COLLECTED DATA:
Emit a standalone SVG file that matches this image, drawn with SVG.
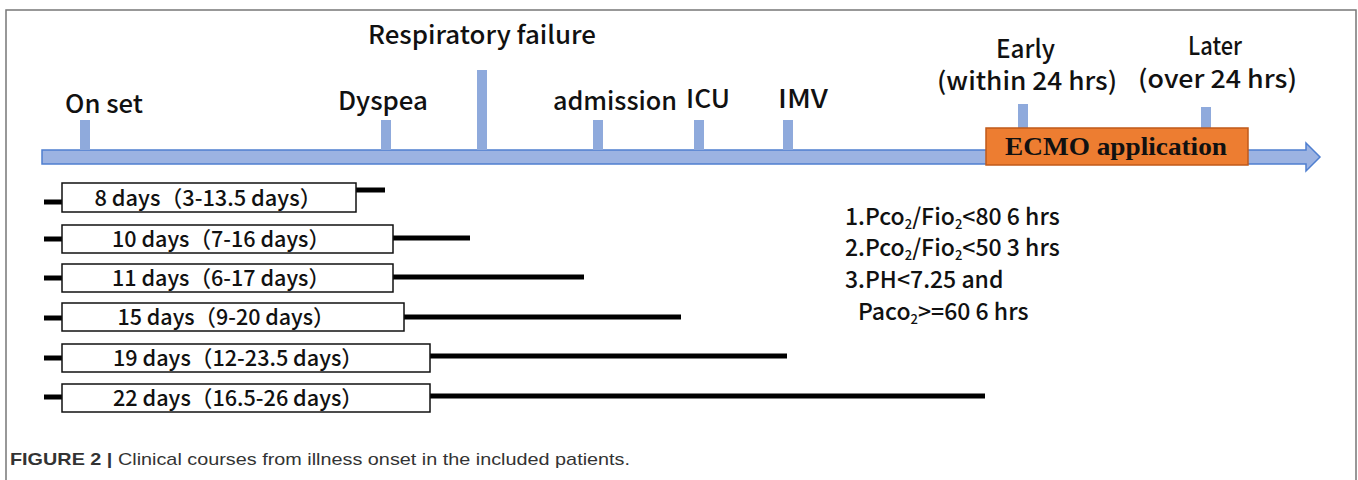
<svg xmlns="http://www.w3.org/2000/svg" width="1358" height="480" viewBox="0 0 1358 480">
<style>
.lbl{font-family:"Noto Sans CJK SC","Noto Sans",sans-serif;font-size:25px;font-weight:500;fill:#111;}
.tick{fill:#8faadc;}
.box{fill:#fff;stroke:#111;stroke-width:1.5;}
.bt{font-family:"Noto Sans CJK SC","Noto Sans",sans-serif;font-size:22px;font-weight:500;fill:#111;text-anchor:middle;}
.ln{stroke:#000;stroke-width:5;}
.crit{font-family:"Noto Sans CJK SC","Noto Sans",sans-serif;font-size:23px;font-weight:500;fill:#111;}
.sub{font-size:13px;}
.cap{font-family:"Liberation Sans",Arial,sans-serif;font-size:17px;fill:#333;}
</style>
<rect width="1358" height="480" fill="#fff"/>
<path d="M6,480 V10 H1356 V480" fill="none" stroke="#777" stroke-width="1.5"/>

<g id="timeline">
<path d="M42,150 H1306 V143 L1320,157 L1306,171 V164 H42 Z" fill="#9cb3e2" stroke="#4f7fd0" stroke-width="1.5"/>
</g>

<g id="onset"><rect class="tick" x="80" y="120" width="10" height="30"/><text class="lbl" x="65" y="113" textLength="78" lengthAdjust="spacingAndGlyphs">On set</text></g>
<g id="dyspea"><rect class="tick" x="381" y="120" width="10" height="30"/><text class="lbl" x="338" y="110" textLength="90" lengthAdjust="spacingAndGlyphs">Dyspea</text></g>
<g id="respiratory-failure"><rect class="tick" x="477" y="70" width="10" height="80"/><text class="lbl" x="368" y="44" textLength="228" lengthAdjust="spacingAndGlyphs">Respiratory failure</text></g>
<g id="admission"><rect class="tick" x="593" y="120" width="10" height="30"/><text class="lbl" x="553" y="110" textLength="124" lengthAdjust="spacingAndGlyphs">admission</text></g>
<g id="icu"><rect class="tick" x="694" y="120" width="10" height="30"/><text class="lbl" x="686" y="108" textLength="44" lengthAdjust="spacingAndGlyphs">ICU</text></g>
<g id="imv"><rect class="tick" x="783" y="120" width="10" height="30"/><text class="lbl" x="778" y="108" textLength="50" lengthAdjust="spacingAndGlyphs">IMV</text></g>
<g id="early"><rect class="tick" x="1018" y="104" width="10" height="26"/><text class="lbl" x="996" y="58" textLength="59" lengthAdjust="spacingAndGlyphs">Early</text><text class="lbl" x="937" y="90" textLength="180" lengthAdjust="spacingAndGlyphs">(within 24 hrs)</text></g>
<g id="later"><rect class="tick" x="1201" y="107" width="10" height="23"/><text class="lbl" x="1188" y="55" textLength="54" lengthAdjust="spacingAndGlyphs">Later</text><text class="lbl" x="1138" y="88" textLength="159" lengthAdjust="spacingAndGlyphs">(over 24 hrs)</text></g>
<g id="ecmo"><rect x="986" y="128" width="262" height="37" fill="#ed7d31" stroke="#c05a1a" stroke-width="1.5"/><text x="1005" y="155" textLength="222" lengthAdjust="spacingAndGlyphs" font-family="'Liberation Serif','Times New Roman',serif" font-weight="bold" font-size="25" fill="#111">ECMO application</text></g>

<g id="connectors">
<line class="ln" x1="44" y1="202" x2="62" y2="202"/><line class="ln" x1="356" y1="190" x2="385" y2="190"/>
<line class="ln" x1="44" y1="239" x2="62" y2="239"/><line class="ln" x1="393" y1="238" x2="470" y2="238"/>
<line class="ln" x1="44" y1="278" x2="62" y2="278"/><line class="ln" x1="393" y1="277" x2="584" y2="277"/>
<line class="ln" x1="44" y1="318" x2="62" y2="318"/><line class="ln" x1="404" y1="317" x2="681" y2="317"/>
<line class="ln" x1="44" y1="358" x2="62" y2="358"/><line class="ln" x1="430" y1="356" x2="787" y2="356"/>
<line class="ln" x1="44" y1="397" x2="62" y2="397"/><line class="ln" x1="430" y1="396" x2="985" y2="396"/>
</g>

<g id="row1"><rect class="box" x="62" y="183" width="294" height="29"/><text class="bt" x="208" y="206" textLength="227" lengthAdjust="spacingAndGlyphs">8 days（3-13.5 days）</text></g>
<g id="row2"><rect class="box" x="62" y="225" width="331" height="28"/><text class="bt" x="221" y="247" textLength="218" lengthAdjust="spacingAndGlyphs">10 days（7-16 days）</text></g>
<g id="row3"><rect class="box" x="62" y="264" width="331" height="28"/><text class="bt" x="221" y="286" textLength="218" lengthAdjust="spacingAndGlyphs">11 days（6-17 days）</text></g>
<g id="row4"><rect class="box" x="62" y="303" width="342" height="28"/><text class="bt" x="226" y="325" textLength="217" lengthAdjust="spacingAndGlyphs">15 days（9-20 days）</text></g>
<g id="row5"><rect class="box" x="62" y="344" width="368" height="28"/><text class="bt" x="238" y="366" textLength="250" lengthAdjust="spacingAndGlyphs">19 days（12-23.5 days）</text></g>
<g id="row6"><rect class="box" x="62" y="384" width="368" height="28"/><text class="bt" x="238" y="406" textLength="250" lengthAdjust="spacingAndGlyphs">22 days（16.5-26 days）</text></g>

<g id="criteria">
<text class="crit" x="845" y="225">1.Pco<tspan class="sub" dy="4">2</tspan><tspan dy="-4">/Fio</tspan><tspan class="sub" dy="4">2</tspan><tspan dy="-4">&lt;80 6 hrs</tspan></text>
<text class="crit" x="845" y="256">2.Pco<tspan class="sub" dy="4">2</tspan><tspan dy="-4">/Fio</tspan><tspan class="sub" dy="4">2</tspan><tspan dy="-4">&lt;50 3 hrs</tspan></text>
<text class="crit" x="845" y="288">3.PH&lt;7.25 and</text>
<text class="crit" x="858" y="320">Paco<tspan class="sub" dy="4">2</tspan><tspan dy="-4">&gt;=60 6 hrs</tspan></text>
</g>

<g id="caption">
<text class="cap" x="10" y="465" textLength="620" lengthAdjust="spacingAndGlyphs"><tspan font-weight="bold">FIGURE 2 |</tspan> Clinical courses from illness onset in the included patients.</text>
</g>
</svg>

EXERCISE OBJECTIVE:
Copy every line of the data word for word, omitting the images.

ANSWER TO THE EXERCISE:
Emit a standalone SVG file that matches this image, drawn with SVG.
<svg xmlns="http://www.w3.org/2000/svg" width="1358" height="480" viewBox="0 0 1358 480">
<style>
.lbl{font-family:"Noto Sans CJK SC","Noto Sans",sans-serif;font-size:25px;font-weight:500;fill:#111;}
.tick{fill:#8faadc;}
.box{fill:#fff;stroke:#111;stroke-width:1.5;}
.bt{font-family:"Noto Sans CJK SC","Noto Sans",sans-serif;font-size:22px;font-weight:500;fill:#111;text-anchor:middle;}
.ln{stroke:#000;stroke-width:5;}
.crit{font-family:"Noto Sans CJK SC","Noto Sans",sans-serif;font-size:23px;font-weight:500;fill:#111;}
.sub{font-size:13px;}
.cap{font-family:"Liberation Sans",Arial,sans-serif;font-size:17px;fill:#333;}
</style>
<rect width="1358" height="480" fill="#fff"/>
<path d="M6,480 V10 H1356 V480" fill="none" stroke="#777" stroke-width="1.5"/>

<g id="timeline">
<path d="M42,150 H1306 V143 L1320,157 L1306,171 V164 H42 Z" fill="#9cb3e2" stroke="#4f7fd0" stroke-width="1.5"/>
</g>

<g id="onset"><rect class="tick" x="80" y="120" width="10" height="30"/><text class="lbl" x="65" y="113" textLength="78" lengthAdjust="spacingAndGlyphs">On set</text></g>
<g id="dyspea"><rect class="tick" x="381" y="120" width="10" height="30"/><text class="lbl" x="338" y="110" textLength="90" lengthAdjust="spacingAndGlyphs">Dyspea</text></g>
<g id="respiratory-failure"><rect class="tick" x="477" y="70" width="10" height="80"/><text class="lbl" x="368" y="44" textLength="228" lengthAdjust="spacingAndGlyphs">Respiratory failure</text></g>
<g id="admission"><rect class="tick" x="593" y="120" width="10" height="30"/><text class="lbl" x="553" y="110" textLength="124" lengthAdjust="spacingAndGlyphs">admission</text></g>
<g id="icu"><rect class="tick" x="694" y="120" width="10" height="30"/><text class="lbl" x="686" y="108" textLength="44" lengthAdjust="spacingAndGlyphs">ICU</text></g>
<g id="imv"><rect class="tick" x="783" y="120" width="10" height="30"/><text class="lbl" x="778" y="108" textLength="50" lengthAdjust="spacingAndGlyphs">IMV</text></g>
<g id="early"><rect class="tick" x="1018" y="104" width="10" height="26"/><text class="lbl" x="996" y="58" textLength="59" lengthAdjust="spacingAndGlyphs">Early</text><text class="lbl" x="937" y="90" textLength="180" lengthAdjust="spacingAndGlyphs">(within 24 hrs)</text></g>
<g id="later"><rect class="tick" x="1201" y="107" width="10" height="23"/><text class="lbl" x="1188" y="55" textLength="54" lengthAdjust="spacingAndGlyphs">Later</text><text class="lbl" x="1138" y="88" textLength="159" lengthAdjust="spacingAndGlyphs">(over 24 hrs)</text></g>
<g id="ecmo"><rect x="986" y="128" width="262" height="37" fill="#ed7d31" stroke="#c05a1a" stroke-width="1.5"/><text x="1005" y="155" textLength="222" lengthAdjust="spacingAndGlyphs" font-family="'Liberation Serif','Times New Roman',serif" font-weight="bold" font-size="25" fill="#111">ECMO application</text></g>

<g id="connectors">
<line class="ln" x1="44" y1="202" x2="62" y2="202"/><line class="ln" x1="356" y1="190" x2="385" y2="190"/>
<line class="ln" x1="44" y1="239" x2="62" y2="239"/><line class="ln" x1="393" y1="238" x2="470" y2="238"/>
<line class="ln" x1="44" y1="278" x2="62" y2="278"/><line class="ln" x1="393" y1="277" x2="584" y2="277"/>
<line class="ln" x1="44" y1="318" x2="62" y2="318"/><line class="ln" x1="404" y1="317" x2="681" y2="317"/>
<line class="ln" x1="44" y1="358" x2="62" y2="358"/><line class="ln" x1="430" y1="356" x2="787" y2="356"/>
<line class="ln" x1="44" y1="397" x2="62" y2="397"/><line class="ln" x1="430" y1="396" x2="985" y2="396"/>
</g>

<g id="row1"><rect class="box" x="62" y="183" width="294" height="29"/><text class="bt" x="208" y="206" textLength="227" lengthAdjust="spacingAndGlyphs">8 days（3-13.5 days）</text></g>
<g id="row2"><rect class="box" x="62" y="225" width="331" height="28"/><text class="bt" x="221" y="247" textLength="218" lengthAdjust="spacingAndGlyphs">10 days（7-16 days）</text></g>
<g id="row3"><rect class="box" x="62" y="264" width="331" height="28"/><text class="bt" x="221" y="286" textLength="218" lengthAdjust="spacingAndGlyphs">11 days（6-17 days）</text></g>
<g id="row4"><rect class="box" x="62" y="303" width="342" height="28"/><text class="bt" x="226" y="325" textLength="217" lengthAdjust="spacingAndGlyphs">15 days（9-20 days）</text></g>
<g id="row5"><rect class="box" x="62" y="344" width="368" height="28"/><text class="bt" x="238" y="366" textLength="250" lengthAdjust="spacingAndGlyphs">19 days（12-23.5 days）</text></g>
<g id="row6"><rect class="box" x="62" y="384" width="368" height="28"/><text class="bt" x="238" y="406" textLength="250" lengthAdjust="spacingAndGlyphs">22 days（16.5-26 days）</text></g>

<g id="criteria">
<text class="crit" x="845" y="225">1.Pco<tspan class="sub" dy="4">2</tspan><tspan dy="-4">/Fio</tspan><tspan class="sub" dy="4">2</tspan><tspan dy="-4">&lt;80 6 hrs</tspan></text>
<text class="crit" x="845" y="256">2.Pco<tspan class="sub" dy="4">2</tspan><tspan dy="-4">/Fio</tspan><tspan class="sub" dy="4">2</tspan><tspan dy="-4">&lt;50 3 hrs</tspan></text>
<text class="crit" x="845" y="288">3.PH&lt;7.25 and</text>
<text class="crit" x="858" y="320">Paco<tspan class="sub" dy="4">2</tspan><tspan dy="-4">&gt;=60 6 hrs</tspan></text>
</g>

<g id="caption">
<text class="cap" x="10" y="465" textLength="620" lengthAdjust="spacingAndGlyphs"><tspan font-weight="bold">FIGURE 2 |</tspan> Clinical courses from illness onset in the included patients.</text>
</g>
</svg>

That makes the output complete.